5. Appoint a Board of Directors – You will need one or more directors to oversee management of your company. The directors can now approve various resolutions to get the company operating.

6. Enter into a shareholders agreement with vesting and buyout provisions, and issue stock – you will want to have vesting provisions in place from the start, in case any founders leave the startup. Otherwise, you will have an ex-founder wandering around outside the company with fully-vested shares. Also, make sure each founder receiving shares files an 83(b) election with the IRS at the time you issue shares. Let me repeat that in boldface, because it is really important: make sure each founder receiving shares files an 83(b) election at the time you issue shares.

7. Assign IP to the company – at the time of issuing shares, make sure that all founders assign to the startup any IP they are creating. This will be part or all of the payment for their shares, depending on the situation.

8. Qualify to do business – You will need to qualify to do business in whatever state your principal location is located in, unless you are located in Delaware (see number 3). This is fairly easy to do; you just file some paperwork and pay the state a fee.

9. Stock options – do not issue stock options until you have a proper stock option plan in place, approved by the board of directors, with a Section 409(A) valuation of the stock options. This doesn’t necessarily have to be done at the outset, but there are advantages to doing it before entering into negotiations with VC’s over a Series A round.

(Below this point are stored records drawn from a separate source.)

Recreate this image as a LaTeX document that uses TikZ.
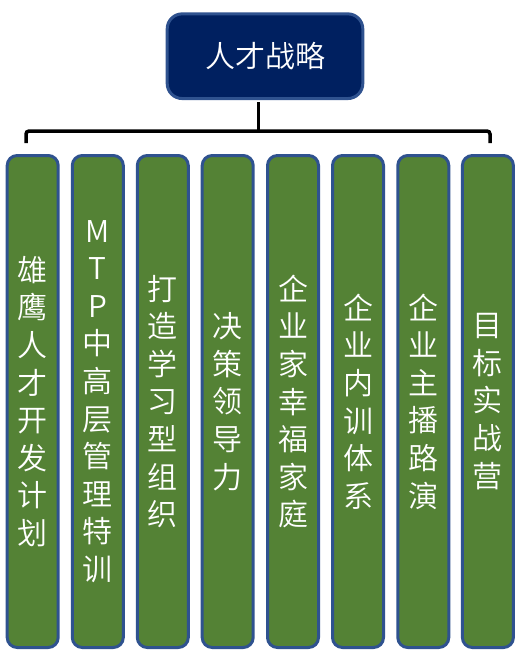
\documentclass[tikz,border=0pt]{standalone}
\usepackage{fontspec}
\setmainfont{Noto Sans CJK SC DemiLight}
\definecolor{navy}{HTML}{002060}
\definecolor{bord}{HTML}{2F528F}
\definecolor{leaf}{HTML}{548235}
\begin{document}
\begin{tikzpicture}[x=1pt,y=1pt,
  titlebox/.style={draw=bord, line width=3pt, fill=navy, rounded corners=15pt,
    minimum width=195.6pt, minimum height=84.7pt, inner sep=0pt,
    text=white, font=\fontsize{30}{36}\selectfont},
  colbox/.style={draw=bord, line width=3pt, fill=leaf, rounded corners=10pt,
    minimum width=51pt, minimum height=492pt, inner sep=0pt, align=center,
    text=white, font=\fontsize{30}{37.6}\selectfont},
  conn/.style={draw=black, line width=3.5pt, line cap=butt}]
\useasboundingbox (0,0) rectangle (524,-657);
\node[titlebox] (t) at (265,-56.2) {人才战略};
\node[colbox] (b1) at (32.7,-401.5) {雄\\鹰\\人\\才\\开\\发\\计\\划};
\node[colbox] (b2) at (97.8,-401.5) {M\\T\\P\\中\\高\\层\\管\\理\\特\\训};
\node[colbox] (b3) at (162.8,-401.5) {打\\造\\学\\习\\型\\组\\织};
\node[colbox] (b4) at (227.7,-401.5) {决\\策\\领\\导\\力};
\node[colbox] (b5) at (293,-401.5) {企\\业\\家\\幸\\福\\家\\庭};
\node[colbox] (b6) at (358,-401.5) {企\\业\\内\\训\\体\\系};
\node[colbox] (b7) at (423.3,-401.5) {企\\业\\主\\播\\路\\演};
\node[colbox] (b8) at (487.9,-401.5) {目\\标\\实\\战\\营};
\coordinate (top) at (258.3,-102);
\coordinate (mid) at (258.3,-131);
\coordinate (bl) at (26,-143);
\coordinate (br) at (490,-143);
\draw[conn] (top) -- (mid);
\draw[conn, rounded corners=3pt] (bl) |- (mid) -| (br);
\end{tikzpicture}
\end{document}
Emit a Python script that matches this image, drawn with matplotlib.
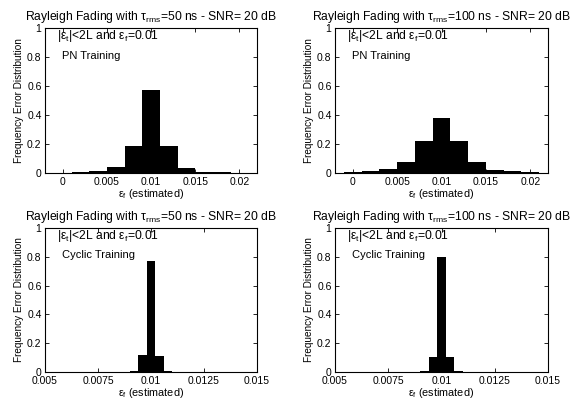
import matplotlib
matplotlib.use("Agg")
import matplotlib.pyplot as plt

plt.rcParams["font.family"] = ["Liberation Sans", "DejaVu Sans"]
plt.rcParams["mathtext.fontset"] = "custom"
plt.rcParams["mathtext.rm"] = "Liberation Sans"
plt.rcParams["mathtext.it"] = "Liberation Sans"

# PN training: bin centers and relative frequencies
pn_centers = [0.000, 0.002, 0.004, 0.006, 0.008, 0.010, 0.012, 0.014, 0.016, 0.018, 0.020]
pn_50 = [0.003, 0.005, 0.011, 0.038, 0.185, 0.57, 0.185, 0.037, 0.010, 0.005, 0.002]
pn_100 = [0.006, 0.014, 0.025, 0.075, 0.22, 0.38, 0.22, 0.078, 0.022, 0.012, 0.006]

# cyclic training
cyc_centers_50 = [0.0088, 0.0092, 0.0096, 0.0100, 0.0104, 0.0108, 0.0112, 0.0116, 0.0120]
cyc_50 = [0.003, 0.004, 0.118, 0.773, 0.112, 0.008, 0.003, 0.003, 0.002]
cyc_centers_100 = [0.0092, 0.0096, 0.0100, 0.0104, 0.0108, 0.0112]
cyc_100 = [0.005, 0.105, 0.797, 0.105, 0.005, 0.002]

pn_width = 0.002
cyc_width = 0.0004

pn_ticks = [0, 0.005, 0.01, 0.015, 0.02]
pn_ticklabels = ["0", "0.005", "0.01", "0.015", "0.02"]
cyc_ticks = [0.005, 0.0075, 0.01, 0.0125, 0.015]
cyc_ticklabels = ["0.005", "0.0075", "0.01", "0.0125", "0.015"]
y_ticks = [0, 0.2, 0.4, 0.6, 0.8, 1]
y_ticklabels = ["0", "0.2", "0.4", "0.6", "0.8", "1"]

panels = [
    # (rect, centers, values, width, xlim, ticks, labels, tau, training)
    ([0.0768, 0.5664, 0.3618, 0.3634], pn_centers, pn_50, pn_width,
     (-0.002, 0.022), pn_ticks, pn_ticklabels, "50", "PN Training"),
    ([0.5717, 0.5664, 0.3635, 0.3634], pn_centers, pn_100, pn_width,
     (-0.002, 0.022), pn_ticks, pn_ticklabels, "100", "PN Training"),
    ([0.0768, 0.0677, 0.3618, 0.3609], cyc_centers_50, cyc_50, cyc_width,
     (0.005, 0.015), cyc_ticks, cyc_ticklabels, "50", "Cyclic Training"),
    ([0.5717, 0.0677, 0.3635, 0.3609], cyc_centers_100, cyc_100, cyc_width,
     (0.005, 0.015), cyc_ticks, cyc_ticklabels, "100", "Cyclic Training"),
]

fig = plt.figure(figsize=(5.86, 3.99), dpi=100)

for rect, centers, vals, w, xlim, ticks, labels, tau, training in panels:
    ax = fig.add_axes(rect)
    ax.bar(centers, vals, width=w, color="black", linewidth=0)
    ax.set_xlim(*xlim)
    ax.set_ylim(0, 1)
    ax.set_xticks(ticks)
    ax.set_xticklabels(labels)
    ax.set_yticks(y_ticks)
    ax.set_yticklabels(y_ticklabels)
    ax.tick_params(direction="in", top=True, right=True, length=3,
                   width=0.6, labelsize=7.5)
    ax.tick_params(axis="x", pad=3.2)
    ax.tick_params(axis="y", pad=2.5)
    for sp in ax.spines.values():
        sp.set_linewidth(0.8)
    ax.set_title(r"Rayleigh Fading with $\tau_{\rm rms}$=" + tau + " ns - SNR= 20 dB",
                 fontsize=8.7, pad=6)
    ax.set_xlabel(r"$\epsilon_f$ (estimated)", fontsize=7.8, labelpad=-0.5)
    ax.set_ylabel("Frequency Error Distribution", fontsize=7.2, labelpad=2)
    ax.text(0.055, 0.945, r"$|\epsilon_t|$<2L and $\epsilon_f$=0.01",
            transform=ax.transAxes, fontsize=8.7, va="center", ha="left")
    ax.text(0.08, 0.81, training, transform=ax.transAxes,
            fontsize=8, va="center", ha="left")

fig.savefig("out.png", dpi=100)
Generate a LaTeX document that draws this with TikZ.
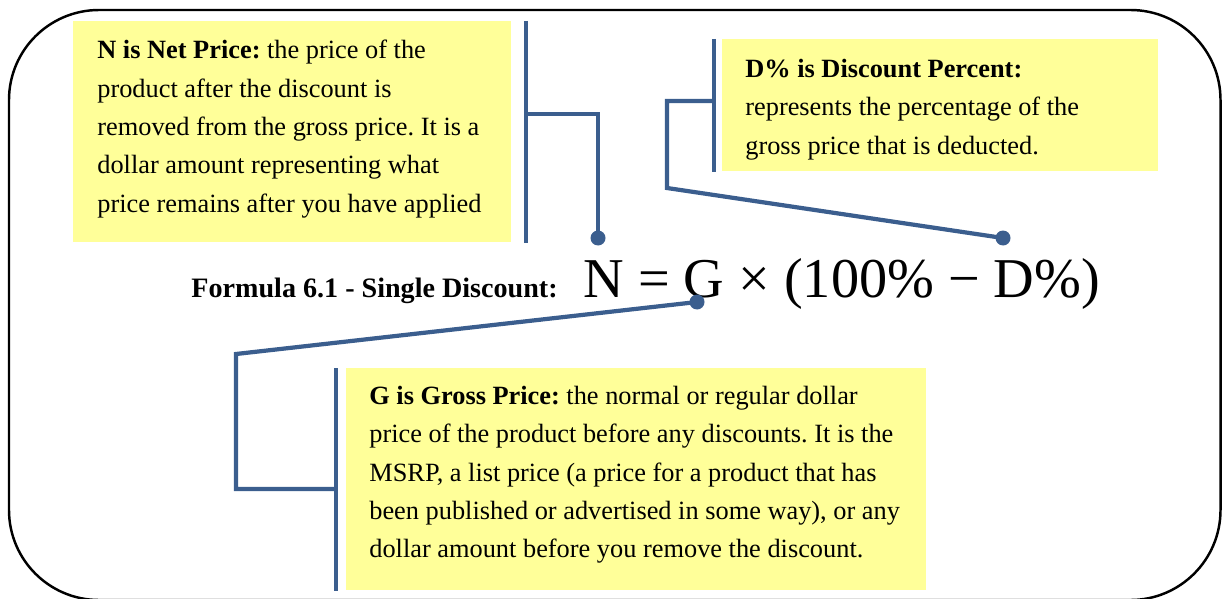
\documentclass[tikz,border=0pt]{standalone}
\usepackage{fontspec}
\setmainfont{Liberation Serif}
\usepackage{xcolor}
\usepackage{tikz}
\usetikzlibrary{positioning, calc}
\frenchspacing
\definecolor{notefill}{HTML}{FFFF99}
\definecolor{leaderblue}{HTML}{3B5E8E}
\tikzset{
  notebox/.style={fill=notefill, draw=none, anchor=north west, inner sep=0pt},
  notetext/.style={anchor=north west, align=left, inner sep=0pt,
                   font=\fontsize{15}{21.8}\selectfont, text=black},
  leader/.style={draw=leaderblue, line width=2.4pt, line join=miter},
  frame/.style={draw=black, line width=1.4pt, rounded corners=1.8cm},
}

\begin{document}
\begin{tikzpicture}[x=0.02cm, y=-0.02cm,
  formula/.style={font=\fontsize{32}{38}\selectfont, inner sep=0pt, anchor=base west},
  flabel/.style={font=\fontsize{16}{19}\selectfont\bfseries, inner sep=0pt, anchor=base east}]
  \useasboundingbox (0,0) rectangle (1222,598);
  \draw[frame] (9,10) rectangle (1220.5,600);
  % the three notes
  \node[notebox, minimum width=8.76cm, minimum height=4.42cm] (nnote) at (73,21) {};
  \node[notetext] (ntext) at ([xshift=0.48cm, yshift=-0.38cm]nnote.north west)
    {\textbf{N is Net Price:} the price of the\\ product after the discount is\\
     removed from the gross price. It is a\\ dollar amount representing what\\
     price remains after you have applied};
  \node[notebox, minimum width=8.72cm, minimum height=2.64cm] (dnote) at (722,39) {};
  \node[notetext] (dtext) at ([xshift=0.46cm, yshift=-0.4cm]dnote.north west)
    {\textbf{D\% is Discount Percent:}\\ represents the percentage of the\\
     gross price that is deducted.};
  \node[notebox, minimum width=11.6cm, minimum height=4.44cm] (gnote) at (346,368) {};
  \node[notetext] (gtext) at ([xshift=0.46cm, yshift=-0.36cm]gnote.north west)
    {\textbf{G is Gross Price:} the normal or regular dollar\\
     price of the product before any discounts. It is the\\
     MSRP, a list price (a price for a product that has\\
     been published or advertised in some way), or any\\
     dollar amount before you remove the discount.};
  % formula line
  \node[formula] (formula) at (583,297) {N = G × (100\% − D\%)};
  \node[flabel] (flabel) at ([xshift=-0.5cm]formula.base west) {Formula 6.1 - Single Discount:};
  \coordinate (ndot) at (598,238);
  \coordinate (ddot) at (1003,238);
  \coordinate (gdot) at (697,302);
  \coordinate (nknee) at (525,114);
  \coordinate (dknee) at (714,101);
  \coordinate (gknee) at (336,489);
  % bars and leaders
  \draw[leader] ([xshift=0.28cm]nnote.north east) -- ([xshift=0.28cm]nnote.south east);
  \draw[leader] ([xshift=-0.16cm]dnote.north west) -- ([xshift=-0.16cm]dnote.south west);
  \draw[leader] ([xshift=-0.2cm]gnote.north west) -- ([xshift=-0.2cm]gnote.south west);
  \draw[leader] (nknee) -| (ndot);
  \draw[leader] (dknee) -- (667,101) -- (667,188) -- (ddot);
  \draw[leader] (gknee) -- (236,489) -- (236,354) -- (gdot);
  \foreach \d in {ndot, ddot, gdot} \fill[leaderblue] (\d) circle (0.15cm);
\end{tikzpicture}
\end{document}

10. Employment/consulting agreements — if you are going to hire employees or use outside developers, make sure they sign agreements specifying that any work they do for the startup is the property of the startup.

11. Comply with securities laws – just because you are not a public company does not mean that you are exempt from the securities laws. This is a complex area, with many risks and pitfalls. Definitely consult a knowledgeable lawyer in advance, and preferably each step of the way. Only seek funding from accredited investors; it will make your life much easier. There are no friends-and-family exemptions from the securities laws.

All of the above items are essential to making sure that your startup has a smooth path to growth. If you omit any of the above items, you jeopardize the well-being of the startup, and create many headaches and costs downstream.